The conclusions of the O'Higgins report are that the commission found problems at many levels within the Garda regarding the issues examined. One of the key findings of the report was the position of the sergeants in charge. Gardaí will always say that is the most important of the ranks. The sergeant is the person who organises and plans the work. In nearly every report that I have seen, that has cropped up as a failing. Some of the reductions in spending on the criminal justice system have been problematic as regards making sure those ranks can be filled. There is a problem in that, for example, there are situations where a sergeant is financially disadvantaged by taking a promotion. They might have to work overtime to make up the difference. That is a failing: we will not fill the ranks with people unless there is a realisation that it will cost us money to put in the kind of supervision that is required to have a functioning force. Discouraging people from taking roles of responsibility is a recipe for disaster, not least because other findings of the report point to systemic failures of supervision and performance management throughout the force. With such serious failures, how can we legitimately expect the Garda to be capable of dealing with the day-to-day crime in communities throughout Ireland, let alone the murder spree in the capital city?
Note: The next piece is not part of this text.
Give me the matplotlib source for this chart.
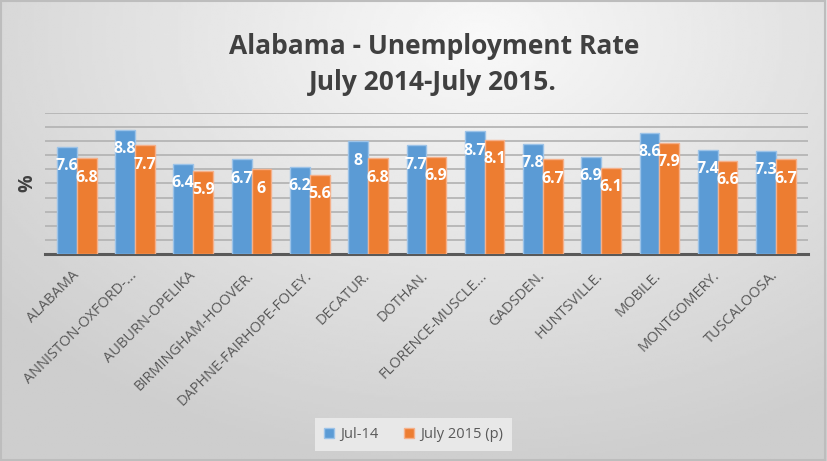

We need to know the optimum numbers of gardaí in the various tiers. We need a proper debate on that in the context of a budget, but we cannot separate that from the kind of funding that would, for example, go into youth programmes and diversion programmes. That has to be the other side of the same discussion. Other than that, it is a question of intervening to make sure we have a more equal society where we do not have areas where there are high levels of deprivation, so that we get to the cause of crime, as well as reacting to it.